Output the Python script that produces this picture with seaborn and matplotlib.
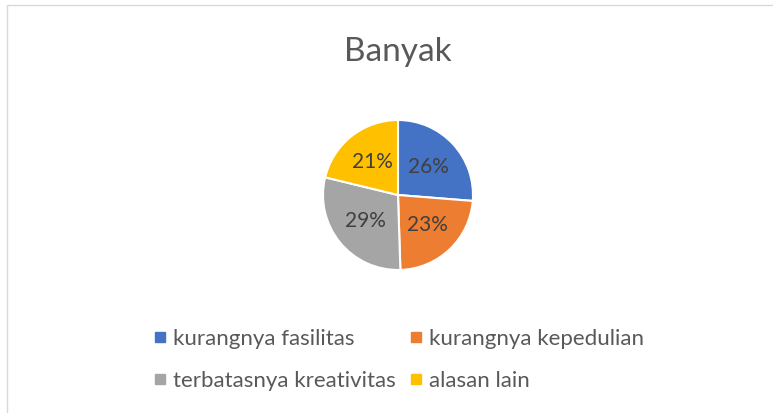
import matplotlib
matplotlib.use("Agg")
import matplotlib.pyplot as plt
from matplotlib.patches import Rectangle
from matplotlib.lines import Line2D
import seaborn as sns

# Survey reasons and their shares (percent)
categories = ["kurangnya fasilitas", "kurangnya kepedulian",
              "terbatasnya kreativitas", "alasan lain"]
shares = [26, 23, 29, 21]
title = "Banyak"
colors = ["#4472C4", "#ED7D31", "#A5A5A5", "#FFC000"]

sns.set_theme(style="white")
plt.rcParams["font.family"] = ["Lato", "DejaVu Sans"]

W, H = 773, 413
fig = plt.figure(figsize=(W / 100, H / 100), dpi=100)
fig.patch.set_facecolor("white")

# chart frame (top and left edges visible)
fig.patches.append(Rectangle((7 / W, -0.1), 1.2, (H - 5) / H + 0.1,
                             transform=fig.transFigure, fill=False,
                             edgecolor="#D9D9D9", linewidth=1.0))

cx, cy, r = 398, 195, 75
ax = fig.add_axes([(cx - r) / W, (H - cy - r) / H, 2 * r / W, 2 * r / H])
wedges, texts, autotexts = ax.pie(
    shares, colors=colors, startangle=90, counterclock=False,
    autopct=lambda p: f"{p:.0f}%", pctdistance=0.56,
    wedgeprops=dict(edgecolor="white", linewidth=1.5),
    textprops=dict(color="#404040", fontsize=15))
ax.set_xlim(-1, 1)
ax.set_ylim(-1, 1)
ax.set_aspect("equal")
ax.axis("off")

fig.text(cx / W, 1 - 52 / H, title, ha="center", va="center",
         fontsize=24, color="#595959")

# legend laid out row by row: two entries per row
order = [0, 2, 1, 3]
handles = [Line2D([0], [0], marker="s", linestyle="none", markersize=7,
                  markerfacecolor=colors[i], markeredgecolor=colors[i])
           for i in order]
labels = [categories[i] for i in order]
fig.legend(handles, labels, ncol=2, loc="center",
           bbox_to_anchor=(398 / W, 1 - 360 / H), frameon=False,
           fontsize=16, labelcolor="#595959", handletextpad=0.25,
           columnspacing=0.55, handlelength=0.7, labelspacing=1.0)

fig.savefig("out.png", dpi=100, facecolor="white")
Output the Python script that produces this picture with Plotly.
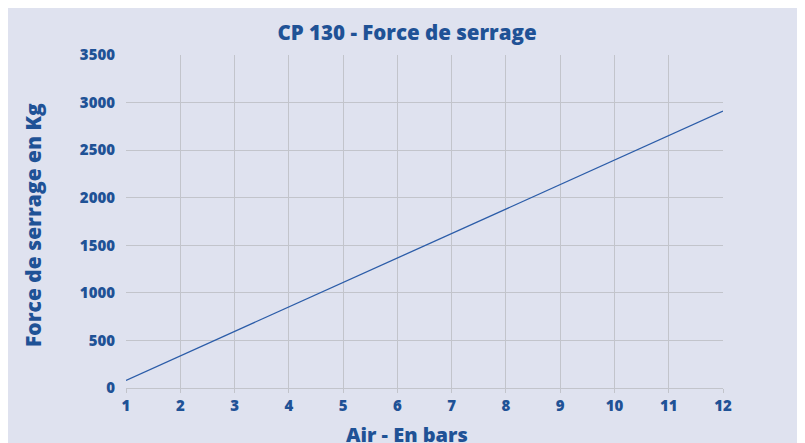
import plotly.graph_objects as go

air_bars = [1, 2, 3, 4, 5, 6, 7, 8, 9, 10, 11, 12]
force_kg = [80, 337, 594, 852, 1109, 1366, 1624, 1881, 2138, 2396, 2653, 2910]
x_ticks = list(range(1, 13))
y_ticks = [0, 500, 1000, 1500, 2000, 2500, 3000, 3500]

BG = "#dfe2ef"
BLUE = "#1f5296"
GRID = "#c2c4cb"
FONT = "Open Sans"
W = 800

fig = go.Figure()
fig.add_trace(go.Scatter(x=air_bars, y=force_kg, mode="lines",
                         line=dict(color="#2b5ca8", width=1.3),
                         showlegend=False, hoverinfo="x+y"))

fig.update_layout(
    width=805, height=443,
    margin=dict(l=118, r=90, t=47, b=63),
    paper_bgcolor=BG, plot_bgcolor=BG,
    font=dict(family=FONT, color=BLUE, weight=W),
    title=dict(text="CP 130 - Force de serrage", x=0.4957, xanchor="center",
               xref="container", y=0.945, yanchor="middle",
               font=dict(size=20.5, color=BLUE, family=FONT, weight=W)),
    xaxis=dict(range=[1, 12], tickvals=x_ticks,
               showgrid=True, gridcolor=GRID, gridwidth=1,
               zeroline=False, showline=True, linecolor=GRID, linewidth=1,
               ticks="outside", ticklen=4, tickcolor=GRID,
               tickfont=dict(size=15, color=BLUE, family=FONT, weight=W)),
    yaxis=dict(range=[0, 3500], tickvals=y_ticks,
               showgrid=True, gridcolor=GRID, gridwidth=1,
               zeroline=False, showline=False,
               ticks="", ticklabelstandoff=10,
               tickfont=dict(size=15, color=BLUE, family=FONT, weight=W)),
)

fig.add_annotation(text="Force de serrage en Kg", xref="paper", yref="paper",
                   x=-0.1558, y=0.4895, xanchor="center", yanchor="middle",
                   textangle=-90, showarrow=False,
                   font=dict(size=21, color=BLUE, family=FONT, weight=W))

fig.add_annotation(text="Air - En bars", xref="paper", yref="paper",
                   x=0.4707, y=-0.141, xanchor="center", yanchor="middle",
                   showarrow=False, font=dict(size=20, color=BLUE, family=FONT, weight=W))

fig.write_html("out.html")
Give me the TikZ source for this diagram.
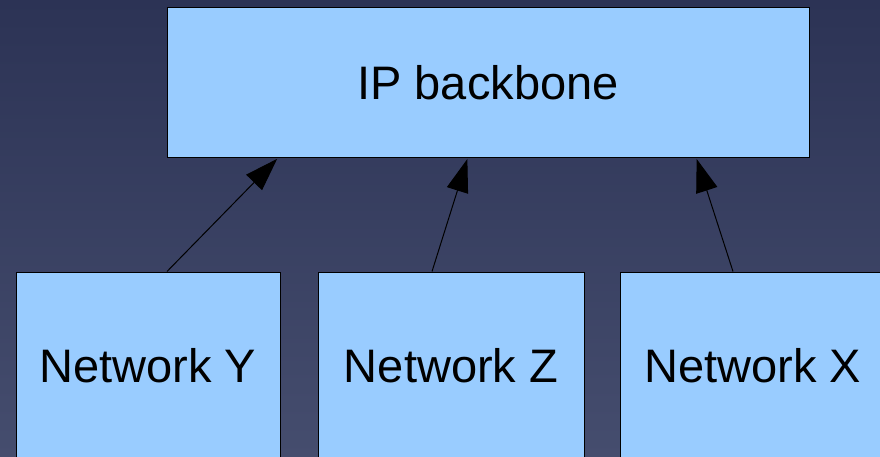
\documentclass[tikz,border=0pt]{standalone}
\usepackage{fontspec}
\setmainfont{Liberation Sans}
\usetikzlibrary{arrows.meta,calc}
\definecolor{bgtop}{HTML}{2C3355}
\definecolor{bgmid}{HTML}{363E61}
\definecolor{bgbottom}{HTML}{454D6E}
\definecolor{boxfill}{HTML}{99CCFF}
\tikzset{
  netbox/.style={draw=black, line width=1pt, fill=boxfill, inner sep=0pt,
    font=\fontsize{47}{56}\selectfont, text=black},
  uplink/.style={draw=black, line width=1pt,
    -{Triangle[length=33pt,width=22pt]}, shorten >=0.5pt},
}
\begin{document}
\begin{tikzpicture}[x=1pt,y=-1pt]
  % canvas and background
  \useasboundingbox (0,0) rectangle (880,457);
  \clip (0,0) rectangle (880,457);
  \shade[top color=bgtop, middle color=bgmid, bottom color=bgbottom]
    (0,0) rectangle (880,457);

  % backbone
  \node[netbox, minimum width=642pt, minimum height=150pt] (ip) at (488,83) {IP backbone};

  % access networks (run past the lower edge)
  \node[netbox, minimum width=264pt, minimum height=187pt] (ny) at (148,365.5) {Network Y};
  \node[netbox, minimum width=266pt, minimum height=187pt] (nz) at (451,365.5) {Network Z};
  \node[netbox, minimum width=266pt, minimum height=187pt] (nx) at (753,365.5) {Network X};

  % links up to the backbone
  \draw[uplink] ($(ny.north)+(19,0)$) -- ($(ip.south west)+(111,0)$);
  \draw[uplink] ($(nz.north)+(-19,0)$) -- ($(ip.south west)+(301,0)$);
  \draw[uplink] ($(nx.north)+(-20,0)$) -- ($(ip.south west)+(530,0)$);
\end{tikzpicture}
\end{document}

§ §

TASK INSTRUCTIONS
Gather, from the listing above, every line carrying the word "that".

OUTPUT BELOW
Output the Python script that produces this picture with seaborn and matplotlib.
Output the Python script that produces this picture with Plotly.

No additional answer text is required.